Workday Launches Workday Ventures To Fund Machine Learning Startups

Workday, the 10 year old company that specializes in finance and human resources software in the cloud, announced a new program today called Workday Ventures, an investment arm focusing on startups with a machine learning bent.

It intends to fund 10-12 companies this year with executives Dan Beck, senior vice president of technology products and Adeyemi ‘Ade’ Ajao, vice president of technology product strategy running the program.

It has already funded several companies including Thinair, a security service; Unbabel, an online translation tool; Metanautix, a company creating tools to make sense of big data and Jobr, a mobile tool for searching and applying for jobs.

As early stage startups with an emphasis on machine learning, these are the types of companies Workday is hoping to work with.
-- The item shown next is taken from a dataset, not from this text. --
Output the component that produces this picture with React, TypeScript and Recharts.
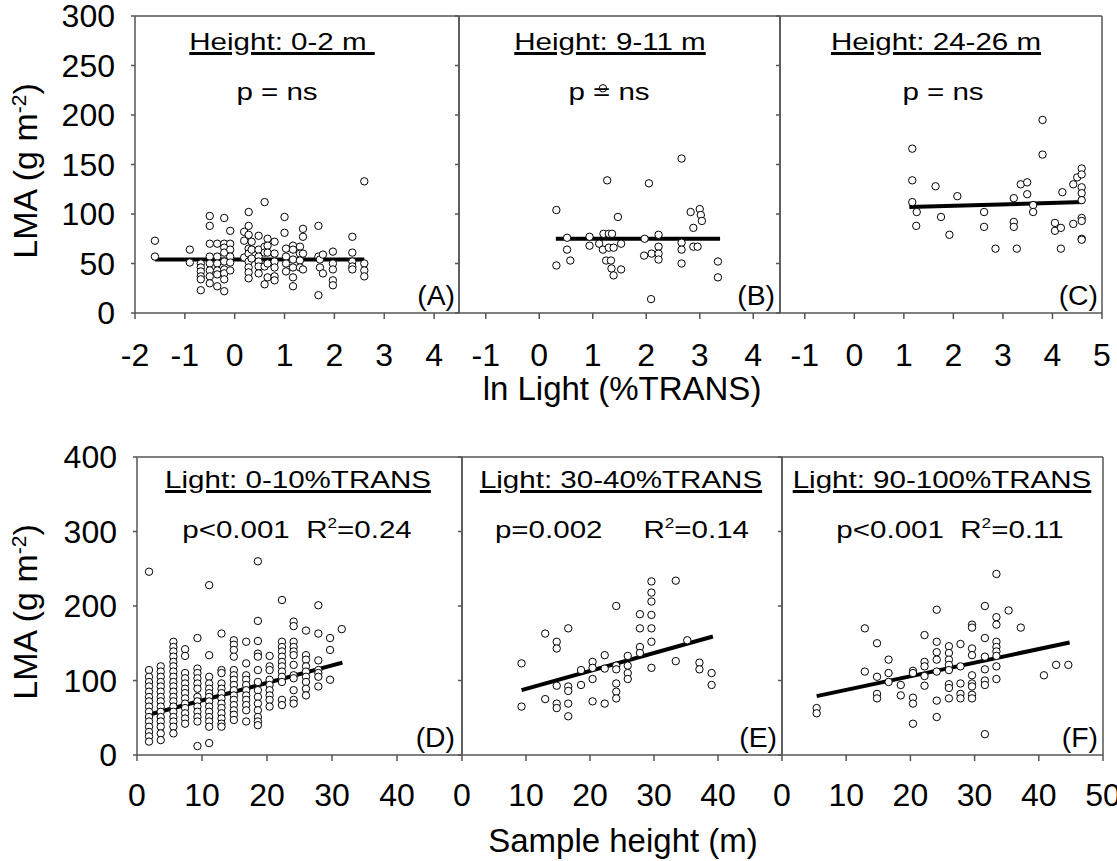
import { ScatterChart, Scatter, XAxis, YAxis, ReferenceLine } from "recharts";
import type { ReactNode } from "react";

const FONT = '"Liberation Sans", Arial, Helvetica, sans-serif';
const AXIS = "#555";

// top row: LMA against ln light, one panel per height class
const xTicksA = [-2, -1, 0, 1, 2, 3, 4];
const xTicksB = [-1, 0, 1, 2, 3, 4];
const xTicksC = [-1, 0, 1, 2, 3, 4, 5];
const yTicksTop = [0, 50, 100, 150, 200, 250, 300];

// [ln light, LMA values at that light]
const colsA: [number, number[]][] = [
  [-1.6, [73, 57]],
  [-0.9, [64, 51]],
  [-0.68, [50, 46, 42, 37, 34, 23]],
  [-0.5, [98, 88, 70, 57, 50, 43, 37, 30]],
  [-0.35, [70, 57, 50, 43, 39, 27]],
  [-0.21, [96, 70, 66, 61, 52, 44, 40, 34, 22]],
  [-0.09, [83, 70, 64, 57, 51, 43]],
  [0.19, [82, 73, 56]],
  [0.28, [102, 88, 79, 65, 60, 52, 46, 41, 35]],
  [0.34, [72, 64, 55]],
  [0.48, [78, 64, 57, 52, 47, 40]],
  [0.6, [112, 67, 61, 47, 29]],
  [0.66, [75, 68, 61, 50, 36]],
  [0.8, [72, 60, 52, 46, 37, 33]],
  [1.0, [97, 81]],
  [1.03, [65, 57, 50, 42]],
  [1.17, [68, 64, 54, 46, 36, 27]],
  [1.31, [67, 60, 53, 46]],
  [1.37, [85, 77, 60, 44]],
  [1.68, [88, 57, 18]],
  [1.71, [54, 46]],
  [1.77, [59, 40]],
  [1.97, [62, 50, 44, 33, 28]],
  [2.36, [77, 61, 52, 47, 44]],
  [2.6, [133, 50, 43, 37]],
];
const fitA: [number, number][] = [[-1.6, 54], [2.6, 54]];

const pairsB: [number, number][] = [
  [0.32, 104], [0.32, 48], [0.52, 76], [0.52, 64], [0.58, 53],
  [0.94, 77], [0.94, 68], [1.12, 70], [1.19, 64], [1.2, 80],
  [1.27, 134], [1.3, 80], [1.36, 80], [1.3, 66], [1.39, 66],
  [1.25, 53], [1.34, 53], [1.35, 45], [1.39, 38], [1.47, 97],
  [1.53, 70], [1.53, 44], [1.19, 227], [1.97, 75], [1.96, 58],
  [2.05, 131], [2.1, 60], [2.23, 79], [2.23, 67], [2.23, 60],
  [2.23, 54], [2.09, 14], [2.66, 156], [2.66, 71], [2.66, 64],
  [2.66, 50], [2.83, 102], [2.88, 86], [2.88, 67], [2.96, 67],
  [3.0, 105], [3.02, 99], [3.04, 93], [3.34, 52], [3.34, 36],
];
const fitB: [number, number][] = [[0.31, 75], [3.38, 75]];

const pairsC: [number, number][] = [
  [1.17, 166], [1.17, 134], [1.17, 112], [1.26, 102], [1.25, 88],
  [1.64, 128], [1.75, 97], [1.92, 79], [2.08, 118], [2.62, 102],
  [2.62, 87], [2.85, 65], [3.22, 116], [3.22, 92], [3.22, 87],
  [3.28, 65], [3.36, 130], [3.49, 132], [3.49, 120], [3.61, 109],
  [3.61, 102], [3.8, 195], [3.8, 160], [4.05, 91], [4.05, 83],
  [4.17, 86], [4.17, 65], [4.2, 122], [4.42, 130], [4.42, 90],
  [4.5, 137], [4.59, 146], [4.59, 140], [4.59, 127], [4.59, 121],
  [4.59, 114], [4.59, 96], [4.59, 93], [4.59, 75], [4.59, 74],
];
const fitC: [number, number][] = [[1.11, 107], [4.62, 112]];

// bottom row: LMA against sample height, one panel per light class
const xTicksHeight = [0, 10, 20, 30, 40];
const xTicksHeightF = [0, 10, 20, 30, 40, 50];
const yTicksBottom = [0, 100, 200, 300, 400];

// [sample height, LMA values at that height]
const colsD: [number, number[]][] = [
  [1.85, [246, 114, 105, 98, 92, 85, 78, 72, 65, 58, 51, 45, 38, 31, 25, 18]],
  [3.65, [119, 112, 105, 98, 92, 85, 78, 72, 65, 58, 51, 45, 38, 29, 20]],
  [5.6, [152, 145, 139, 132, 125, 119, 112, 105, 98, 92, 85, 78, 72, 65, 58, 51, 45, 38, 29]],
  [7.4, [142, 133, 110, 103, 96, 89, 83, 76, 69, 63, 56, 49, 42]],
  [9.3, [157, 116, 110, 103, 96, 89, 78, 72, 65, 58, 51, 45, 12]],
  [11.1, [228, 134, 105, 96, 89, 83, 78, 72, 65, 58, 51, 45, 38, 16]],
  [13.0, [163, 114, 110, 96, 89, 83, 76, 69, 63, 56, 49, 42, 38]],
  [14.9, [154, 148, 141, 132, 114, 107, 101, 94, 87, 80, 74, 67, 60, 54, 47]],
  [16.8, [152, 123, 107, 101, 94, 87, 80, 74, 67, 60, 45]],
  [18.6, [260, 180, 153, 136, 132, 114, 98, 87, 78, 69, 60, 51, 45, 40]],
  [20.4, [133, 119, 114, 101, 94, 87, 80, 74, 65]],
  [22.3, [208, 152, 145, 139, 132, 125, 119, 112, 105, 98, 74, 67]],
  [24.1, [179, 173, 152, 145, 139, 134, 121, 107, 103, 87, 74, 69]],
  [26.0, [167, 134, 128, 119, 112, 105, 98, 89, 80]],
  [27.9, [201, 163, 127, 114, 110, 105, 92]],
  [29.7, [157, 141, 101]],
  [31.5, [169]],
];
const fitD: [number, number][] = [[1.8, 54], [31.6, 124]];

const colsE: [number, number[]][] = [
  [9.3, [123, 65]],
  [13.0, [163, 75]],
  [14.8, [152, 143, 93, 69, 63]],
  [16.6, [170, 92, 86, 69, 52]],
  [18.6, [114, 94]],
  [20.4, [125, 117, 102, 72]],
  [22.3, [134, 116, 69]],
  [24.1, [200, 120, 115, 96, 85, 76]],
  [25.9, [133, 120, 110, 102]],
  [27.8, [189, 170, 145, 137]],
  [29.6, [233, 218, 206, 188, 170, 152, 117]],
  [33.4, [234, 126]],
  [35.2, [154]],
  [37.1, [124, 115]],
  [39.0, [110, 94]],
];
const fitE: [number, number][] = [[9.3, 87], [39.2, 159]];

const colsF: [number, number[]][] = [
  [5.4, [63, 56]],
  [12.9, [170, 112]],
  [14.8, [150, 105, 82, 76]],
  [16.6, [128, 110, 98]],
  [18.5, [94, 80]],
  [20.4, [113, 110, 77, 69, 42]],
  [22.2, [161, 125, 119, 106, 93]],
  [24.1, [195, 152, 138, 128, 112, 73, 51]],
  [26.0, [146, 137, 128, 121, 114, 95, 90, 76]],
  [27.8, [149, 119, 96, 82, 76]],
  [29.6, [175, 171, 143, 134, 107, 96, 92, 81, 76]],
  [31.6, [200, 157, 132, 115, 100, 94, 28]],
  [33.4, [243, 185, 175, 152, 145, 139, 133, 119, 102]],
  [35.3, [194]],
  [37.2, [171]],
  [40.8, [107]],
  [42.7, [121]],
  [44.6, [121]],
];
const fitF: [number, number][] = [[5.4, 79], [44.8, 151]];

type Pt = { x: number; y: number };
const fromCols = (cols: [number, number[]][]): Pt[] =>
  cols.flatMap(([x, ys]) => ys.map((y) => ({ x, y })));
const fromPairs = (pairs: [number, number][]): Pt[] => pairs.map(([x, y]) => ({ x, y }));

function Dot(props: any) {
  const { cx, cy } = props;
  if (cx == null || cy == null) return <g />;
  return <circle cx={cx} cy={cy} r={3.7} fill="#fff" stroke="#000" strokeWidth={1} />;
}

interface PanelProps {
  left: number;
  top: number;
  width: number;
  height: number;
  yw: number;
  xDomain: [number, number];
  xTicks: number[];
  yDomain: [number, number];
  yTicks: number[];
  showY: boolean;
  tickGap: number;
  points: Pt[];
  fit: Pt[];
}

function Panel(p: PanelProps) {
  const RM = 30;
  const TP = 24;
  const XH = 80;
  const axisStyle = { stroke: AXIS, strokeWidth: 1.5 };
  const tickStyle = { fontSize: 32, fill: "#000", fontFamily: FONT };
  return (
    <div style={{ position: "absolute", left: p.left - p.yw, top: p.top - TP }}>
      <ScatterChart
        width={p.yw + p.width + RM}
        height={TP + p.height + XH}
        margin={{ top: TP, right: RM, bottom: 0, left: 0 }}
      >
        <XAxis
          type="number"
          dataKey="x"
          domain={p.xDomain}
          ticks={p.xTicks}
          allowDataOverflow
          interval={0}
          height={XH}
          tickSize={6}
          tickMargin={p.tickGap}
          axisLine={axisStyle}
          tickLine={axisStyle}
          tick={tickStyle}
        />
        <YAxis
          type="number"
          dataKey="y"
          domain={p.yDomain}
          ticks={p.yTicks}
          allowDataOverflow
          interval={0}
          width={p.yw}
          tickSize={4}
          tickMargin={16}
          axisLine={axisStyle}
          tickLine={axisStyle}
          tick={tickStyle}
          tickFormatter={p.showY ? undefined : () => ""}
        />
        <ReferenceLine y={p.yDomain[1]} stroke={AXIS} strokeWidth={1.5} />
        <ReferenceLine x={p.xDomain[1]} stroke={AXIS} strokeWidth={1.5} />
        <Scatter
          data={p.fit}
          line={{ stroke: "#000", strokeWidth: 4 }}
          shape={() => <g />}
          isAnimationActive={false}
        />
        <Scatter data={p.points} shape={Dot} isAnimationActive={false} />
      </ScatterChart>
    </div>
  );
}

interface TxtProps {
  x: number;
  y: number;
  size: number;
  sx?: number;
  anchor?: "start" | "middle" | "end";
  underline?: boolean;
  children: ReactNode;
}

// y is the baseline
function Txt({ x, y, size, sx = 1, anchor = "middle", underline, children }: TxtProps) {
  const tx = anchor === "middle" ? "-50%" : anchor === "end" ? "-100%" : "0";
  const origin = anchor === "middle" ? "center" : anchor === "end" ? "right" : "left";
  return (
    <div
      style={{
        position: "absolute",
        left: x,
        top: y - 0.8465 * size,
        fontSize: size,
        lineHeight: `${size}px`,
        fontFamily: FONT,
        whiteSpace: "pre",
        color: "#000",
        transform: `translateX(${tx}) scaleX(${sx})`,
        transformOrigin: origin,
        textDecoration: underline ? "underline" : "none",
        textDecorationThickness: "2.5px",
        textUnderlineOffset: "2px",
      }}
    >
      {children}
    </div>
  );
}

function R2({ v }: { v: string }) {
  return (
    <>
      R<span style={{ fontSize: "0.58em", verticalAlign: "0.75em", lineHeight: 0 }}>2</span>={v}
    </>
  );
}

function YTitle({ x, y }: { x: number; y: number }) {
  return (
    <div
      style={{
        position: "absolute",
        left: 0,
        top: 0,
        fontSize: 34,
        lineHeight: "34px",
        fontFamily: FONT,
        whiteSpace: "pre",
        transformOrigin: "0 0",
        transform: `translate(${x}px, ${y}px) rotate(-90deg) translate(-50%, -${0.8465 * 34}px)`,
      }}
    >
      LMA (g m<span style={{ fontSize: 21, verticalAlign: 11, lineHeight: 0 }}>-2</span>)
    </div>
  );
}

const T = 24;
const SX = 1.23;

export default function App() {
  const top = { top: 16, height: 297, yDomain: [0, 300] as [number, number], yTicks: yTicksTop, tickGap: 24 };
  const bot = { top: 457, height: 298, yDomain: [0, 400] as [number, number], yTicks: yTicksBottom, tickGap: 22 };
  return (
    <div
      style={{
        position: "absolute",
        left: 0,
        top: 0,
        width: 1117,
        height: 861,
        overflow: "hidden",
        background: "#fff",
        fontFamily: FONT,
      }}
    >
      <Panel {...top} left={135} width={324} yw={135} showY xDomain={[-2, 4.5]} xTicks={xTicksA} points={fromCols(colsA)} fit={fromPairs(fitA)} />
      <Panel {...top} left={459} width={321} yw={20} showY={false} xDomain={[-1.5, 4.5]} xTicks={xTicksB} points={fromPairs(pairsB)} fit={fromPairs(fitB)} />
      <Panel {...top} left={780} width={322} yw={20} showY={false} xDomain={[-1.5, 5]} xTicks={xTicksC} points={fromPairs(pairsC)} fit={fromPairs(fitC)} />

      <Panel {...bot} left={137} width={325} yw={137} showY xDomain={[0, 50]} xTicks={xTicksHeight} points={fromCols(colsD)} fit={fromPairs(fitD)} />
      <Panel {...bot} left={462} width={320} yw={20} showY={false} xDomain={[0, 50]} xTicks={xTicksHeight} points={fromCols(colsE)} fit={fromPairs(fitE)} />
      <Panel {...bot} left={782} width={321} yw={20} showY={false} xDomain={[0, 50]} xTicks={xTicksHeightF} points={fromCols(colsF)} fit={fromPairs(fitF)} />

      <Txt x={281.5} y={50} size={T} sx={SX} underline>{"Height: 0-2 m\u00a0"}</Txt>
      <Txt x={610} y={50} size={T} sx={SX} underline>Height: 9-11 m</Txt>
      <Txt x={935.5} y={50} size={T} sx={SX} underline>Height: 24-26 m</Txt>
      <Txt x={277} y={100} size={T} sx={SX}>p = ns</Txt>
      <Txt x={609} y={100} size={T} sx={SX}>p = ns</Txt>
      <Txt x={943} y={100} size={T} sx={SX}>p = ns</Txt>
      <Txt x={455} y={306} size={27} sx={1.05} anchor="end">(A)</Txt>
      <Txt x={775} y={306} size={27} sx={1.05} anchor="end">(B)</Txt>
      <Txt x={1098} y={306} size={27} sx={1.05} anchor="end">(C)</Txt>

      <Txt x={298} y={488} size={T} sx={SX} underline>Light: 0-10%TRANS</Txt>
      <Txt x={620.5} y={488} size={T} sx={SX} underline>Light: 30-40%TRANS</Txt>
      <Txt x={941.5} y={488} size={T} sx={SX} underline>Light: 90-100%TRANS</Txt>
      <Txt x={297} y={538} size={T} sx={SX}>p&lt;0.001{"  "}<R2 v="0.24" /></Txt>
      <Txt x={622} y={538} size={T} sx={SX}>p=0.002{"     "}<R2 v="0.14" /></Txt>
      <Txt x={950} y={538} size={T} sx={SX}>p&lt;0.001{"  "}<R2 v="0.11" /></Txt>
      <Txt x={455} y={748} size={27} sx={1.05} anchor="end">(D)</Txt>
      <Txt x={777} y={748} size={27} sx={1.05} anchor="end">(E)</Txt>
      <Txt x={1098} y={748} size={27} sx={1.05} anchor="end">(F)</Txt>

      <Txt x={622} y={400} size={33}>ln Light (%TRANS)</Txt>
      <Txt x={623} y={852} size={33}>Sample height (m)</Txt>
      <YTitle x={37} y={171} />
      <YTitle x={37} y={612} />
    </div>
  );
}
The company began thinking about this last fall when it released a product called Insight with a greater focus on analytics, Beck explained. It launched a program called Startup Friday and invited entrepreneurs to come in and talk about their machine learning-focused companies.

Workday decided it wanted to formalize their relationship with some of these companies and Workday Ventures was born.

Why concentrate on machine learning? If the last 10 years were about moving from client-server to the cloud, the next 10 are going to be about data science and machine learning, Beck explained. “We wanted to be closer to that,” he said.

“We bring a different perspective than a Sand Hill venture capital firm. We are operators, entrepreneurs. We’ve been there,” Beck said.

Unlike a typical venture capital firm, Workday isn’t setting up a fund with a specific amount of money looking for a set return on its investments. Instead, it sees this as a strategic, rather than a financially motivated project, Ajao explained.

The company wouldn’t disclose how much money they are talking about, but Ajao said the individual investments are big enough to be significant, yet small enough that Workday wouldn’t control the startup. In fact, he says they tend to work with more formal venture capital firms like Sequoia, Google Ventures and Greylock who lead the investments.

Workday, is looking for a standard bargain for this type of approach. It offers startups access to its executives for advice, its marketing clout and introduces these young companies to Workday’s substantial customer base.

In exchange, Workday gets access to the agility and knowledge these young companies can offer. The company sees machine learning in particular as a big part of its business moving forward, and it hopes to learn from these startups, as much as they learn from working with Workday.

Workday Ventures researches the companies, brings them in and makes an investment decision in a couple of days. For now, the program has only one full time staffer, but the company says it’s early days. The thinking is to have Workday executives run the program and then see how it goes, adding staff as needed over time.